» Set task
Include in the output only the lines from the opening of the records through the line containing "from matplotlib.ticker import", each printed exactly; pictures are omitted.

Source code of charts:
════════
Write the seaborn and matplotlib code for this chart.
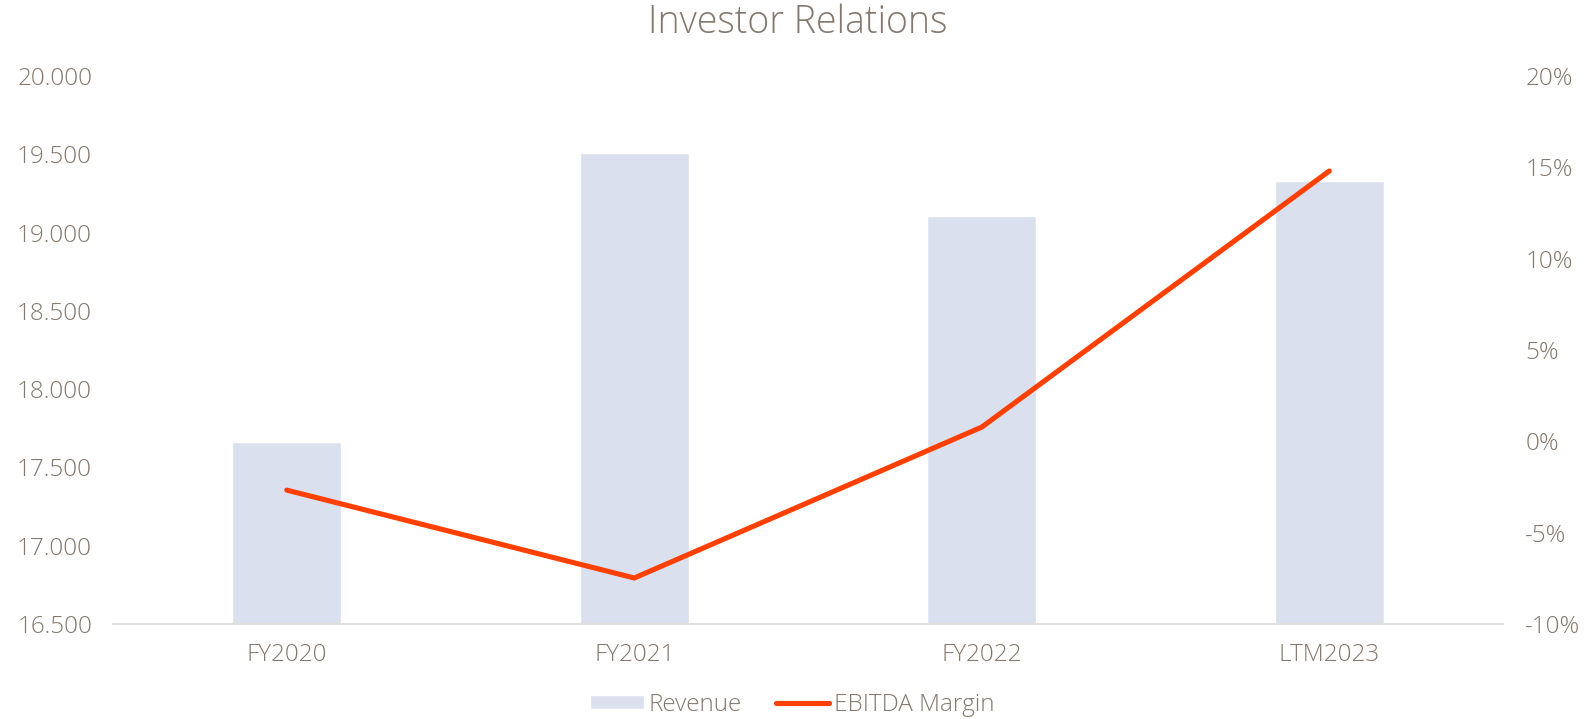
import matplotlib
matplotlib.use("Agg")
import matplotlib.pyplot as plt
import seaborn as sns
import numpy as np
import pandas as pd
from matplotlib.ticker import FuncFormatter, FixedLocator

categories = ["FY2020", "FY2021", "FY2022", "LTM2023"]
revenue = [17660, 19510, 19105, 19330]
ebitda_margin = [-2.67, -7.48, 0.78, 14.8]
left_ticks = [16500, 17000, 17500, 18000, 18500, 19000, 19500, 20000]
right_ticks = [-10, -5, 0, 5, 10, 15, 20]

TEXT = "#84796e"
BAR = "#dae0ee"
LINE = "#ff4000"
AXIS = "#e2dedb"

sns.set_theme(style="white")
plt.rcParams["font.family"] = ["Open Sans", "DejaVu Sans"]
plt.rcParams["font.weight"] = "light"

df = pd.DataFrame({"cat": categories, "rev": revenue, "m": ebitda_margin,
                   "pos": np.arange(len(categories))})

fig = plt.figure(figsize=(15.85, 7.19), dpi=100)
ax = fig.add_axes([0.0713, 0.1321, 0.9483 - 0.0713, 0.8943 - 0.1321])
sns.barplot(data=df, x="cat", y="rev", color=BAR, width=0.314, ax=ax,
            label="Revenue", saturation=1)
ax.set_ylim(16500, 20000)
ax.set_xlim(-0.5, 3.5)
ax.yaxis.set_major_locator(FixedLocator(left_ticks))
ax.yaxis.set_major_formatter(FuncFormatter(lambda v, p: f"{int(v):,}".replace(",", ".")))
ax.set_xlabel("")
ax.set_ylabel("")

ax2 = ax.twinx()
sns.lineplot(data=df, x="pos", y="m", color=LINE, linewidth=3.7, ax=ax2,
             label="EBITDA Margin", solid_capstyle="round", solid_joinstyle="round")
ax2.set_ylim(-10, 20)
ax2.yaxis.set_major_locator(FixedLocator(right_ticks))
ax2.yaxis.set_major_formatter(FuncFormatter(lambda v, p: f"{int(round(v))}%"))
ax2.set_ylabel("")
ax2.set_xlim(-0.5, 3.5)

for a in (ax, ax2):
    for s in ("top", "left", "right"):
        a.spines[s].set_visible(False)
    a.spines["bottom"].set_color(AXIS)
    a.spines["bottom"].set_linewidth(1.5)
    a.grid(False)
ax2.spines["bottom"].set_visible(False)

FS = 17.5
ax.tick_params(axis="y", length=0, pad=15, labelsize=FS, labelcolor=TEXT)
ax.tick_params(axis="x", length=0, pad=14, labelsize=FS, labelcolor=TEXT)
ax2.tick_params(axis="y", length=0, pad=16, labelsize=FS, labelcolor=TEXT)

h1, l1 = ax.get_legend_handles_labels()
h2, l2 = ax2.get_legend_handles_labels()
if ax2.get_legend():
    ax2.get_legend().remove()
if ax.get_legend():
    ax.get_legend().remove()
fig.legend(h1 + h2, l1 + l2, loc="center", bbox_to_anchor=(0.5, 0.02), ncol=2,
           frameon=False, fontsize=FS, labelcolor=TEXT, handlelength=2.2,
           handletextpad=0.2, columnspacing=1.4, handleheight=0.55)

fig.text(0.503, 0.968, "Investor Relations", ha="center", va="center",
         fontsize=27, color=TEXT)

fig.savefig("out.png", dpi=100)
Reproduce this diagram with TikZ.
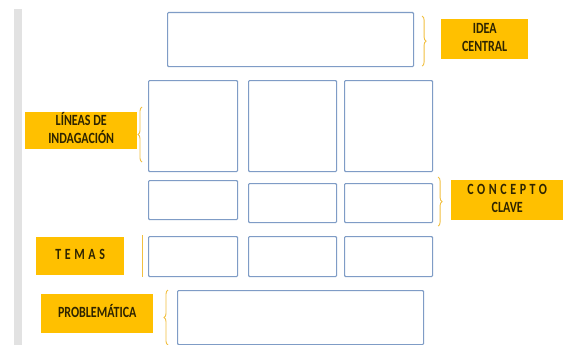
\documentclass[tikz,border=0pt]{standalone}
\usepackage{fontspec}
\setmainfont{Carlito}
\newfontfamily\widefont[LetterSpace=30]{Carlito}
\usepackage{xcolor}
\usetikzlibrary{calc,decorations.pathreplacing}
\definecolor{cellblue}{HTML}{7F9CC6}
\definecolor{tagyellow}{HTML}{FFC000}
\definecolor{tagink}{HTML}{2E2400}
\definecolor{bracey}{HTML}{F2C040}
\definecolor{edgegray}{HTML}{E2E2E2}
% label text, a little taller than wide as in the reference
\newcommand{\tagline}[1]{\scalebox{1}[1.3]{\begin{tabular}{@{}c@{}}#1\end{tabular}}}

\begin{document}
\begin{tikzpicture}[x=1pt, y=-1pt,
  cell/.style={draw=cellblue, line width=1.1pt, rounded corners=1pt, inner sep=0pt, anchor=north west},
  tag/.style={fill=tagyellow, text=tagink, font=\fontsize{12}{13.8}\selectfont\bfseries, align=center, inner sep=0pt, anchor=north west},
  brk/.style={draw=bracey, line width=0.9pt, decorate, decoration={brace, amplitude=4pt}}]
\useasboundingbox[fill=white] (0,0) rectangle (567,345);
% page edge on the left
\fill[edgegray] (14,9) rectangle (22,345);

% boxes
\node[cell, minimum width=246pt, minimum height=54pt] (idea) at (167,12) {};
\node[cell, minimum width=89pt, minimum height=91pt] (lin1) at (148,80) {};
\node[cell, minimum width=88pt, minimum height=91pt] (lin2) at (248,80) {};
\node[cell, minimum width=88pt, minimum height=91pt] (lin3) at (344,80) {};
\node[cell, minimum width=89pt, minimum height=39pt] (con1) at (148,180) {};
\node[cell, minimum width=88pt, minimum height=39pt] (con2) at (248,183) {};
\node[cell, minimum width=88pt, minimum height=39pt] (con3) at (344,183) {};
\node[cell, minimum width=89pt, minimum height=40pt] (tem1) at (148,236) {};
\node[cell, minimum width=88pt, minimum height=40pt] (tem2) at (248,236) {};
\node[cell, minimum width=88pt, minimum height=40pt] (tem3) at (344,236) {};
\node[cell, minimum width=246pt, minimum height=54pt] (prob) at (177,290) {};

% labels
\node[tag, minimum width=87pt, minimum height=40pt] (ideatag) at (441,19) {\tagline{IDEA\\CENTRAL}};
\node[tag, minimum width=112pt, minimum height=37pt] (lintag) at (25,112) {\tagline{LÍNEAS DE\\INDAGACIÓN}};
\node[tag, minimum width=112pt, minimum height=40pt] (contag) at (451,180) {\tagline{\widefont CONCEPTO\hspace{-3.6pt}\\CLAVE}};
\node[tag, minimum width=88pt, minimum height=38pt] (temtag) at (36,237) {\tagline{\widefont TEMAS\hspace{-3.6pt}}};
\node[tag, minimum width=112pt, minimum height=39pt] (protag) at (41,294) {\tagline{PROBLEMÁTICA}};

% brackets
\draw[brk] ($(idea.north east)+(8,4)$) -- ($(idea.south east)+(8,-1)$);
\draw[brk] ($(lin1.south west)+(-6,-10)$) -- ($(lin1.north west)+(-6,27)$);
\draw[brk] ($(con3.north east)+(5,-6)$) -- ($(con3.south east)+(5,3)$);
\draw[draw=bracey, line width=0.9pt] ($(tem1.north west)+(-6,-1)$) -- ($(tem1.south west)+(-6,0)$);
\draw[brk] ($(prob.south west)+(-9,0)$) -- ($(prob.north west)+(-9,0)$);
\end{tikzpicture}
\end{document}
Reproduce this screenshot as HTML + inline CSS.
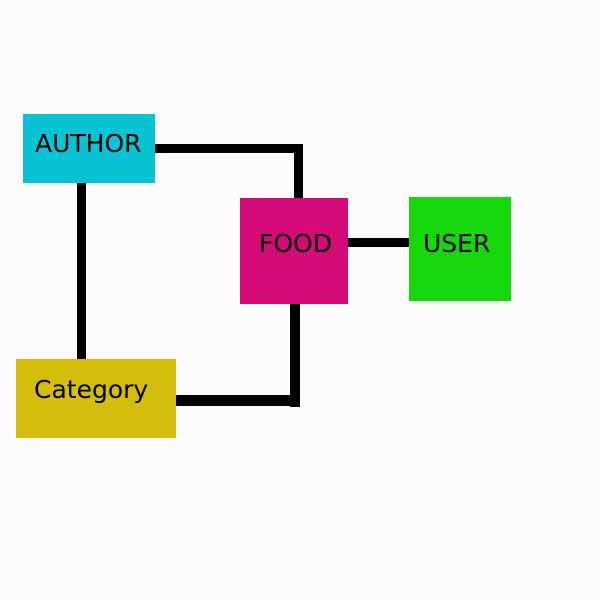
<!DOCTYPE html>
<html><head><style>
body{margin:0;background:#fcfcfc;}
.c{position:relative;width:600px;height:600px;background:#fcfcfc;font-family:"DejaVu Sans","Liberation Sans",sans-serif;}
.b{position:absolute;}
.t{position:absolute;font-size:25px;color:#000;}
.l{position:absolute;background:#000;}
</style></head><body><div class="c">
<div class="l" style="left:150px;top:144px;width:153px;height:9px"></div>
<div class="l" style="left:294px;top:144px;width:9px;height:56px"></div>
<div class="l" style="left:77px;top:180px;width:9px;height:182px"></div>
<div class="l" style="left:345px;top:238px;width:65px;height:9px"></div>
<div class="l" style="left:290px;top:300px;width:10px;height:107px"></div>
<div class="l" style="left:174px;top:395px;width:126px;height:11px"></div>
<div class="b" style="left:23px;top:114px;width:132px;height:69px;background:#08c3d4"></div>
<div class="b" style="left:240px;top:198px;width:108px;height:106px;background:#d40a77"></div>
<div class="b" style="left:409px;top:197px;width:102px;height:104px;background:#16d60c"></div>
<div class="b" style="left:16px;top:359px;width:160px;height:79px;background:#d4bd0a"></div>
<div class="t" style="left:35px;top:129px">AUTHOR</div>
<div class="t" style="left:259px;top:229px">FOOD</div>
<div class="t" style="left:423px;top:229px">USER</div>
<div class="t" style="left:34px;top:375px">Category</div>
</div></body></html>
════════
» Finished answer
Write the seaborn and matplotlib code for this chart.
import matplotlib
matplotlib.use("Agg")
import matplotlib.pyplot as plt
import seaborn as sns
import numpy as np
import pandas as pd
from matplotlib.ticker import FuncFormatter, FixedLocator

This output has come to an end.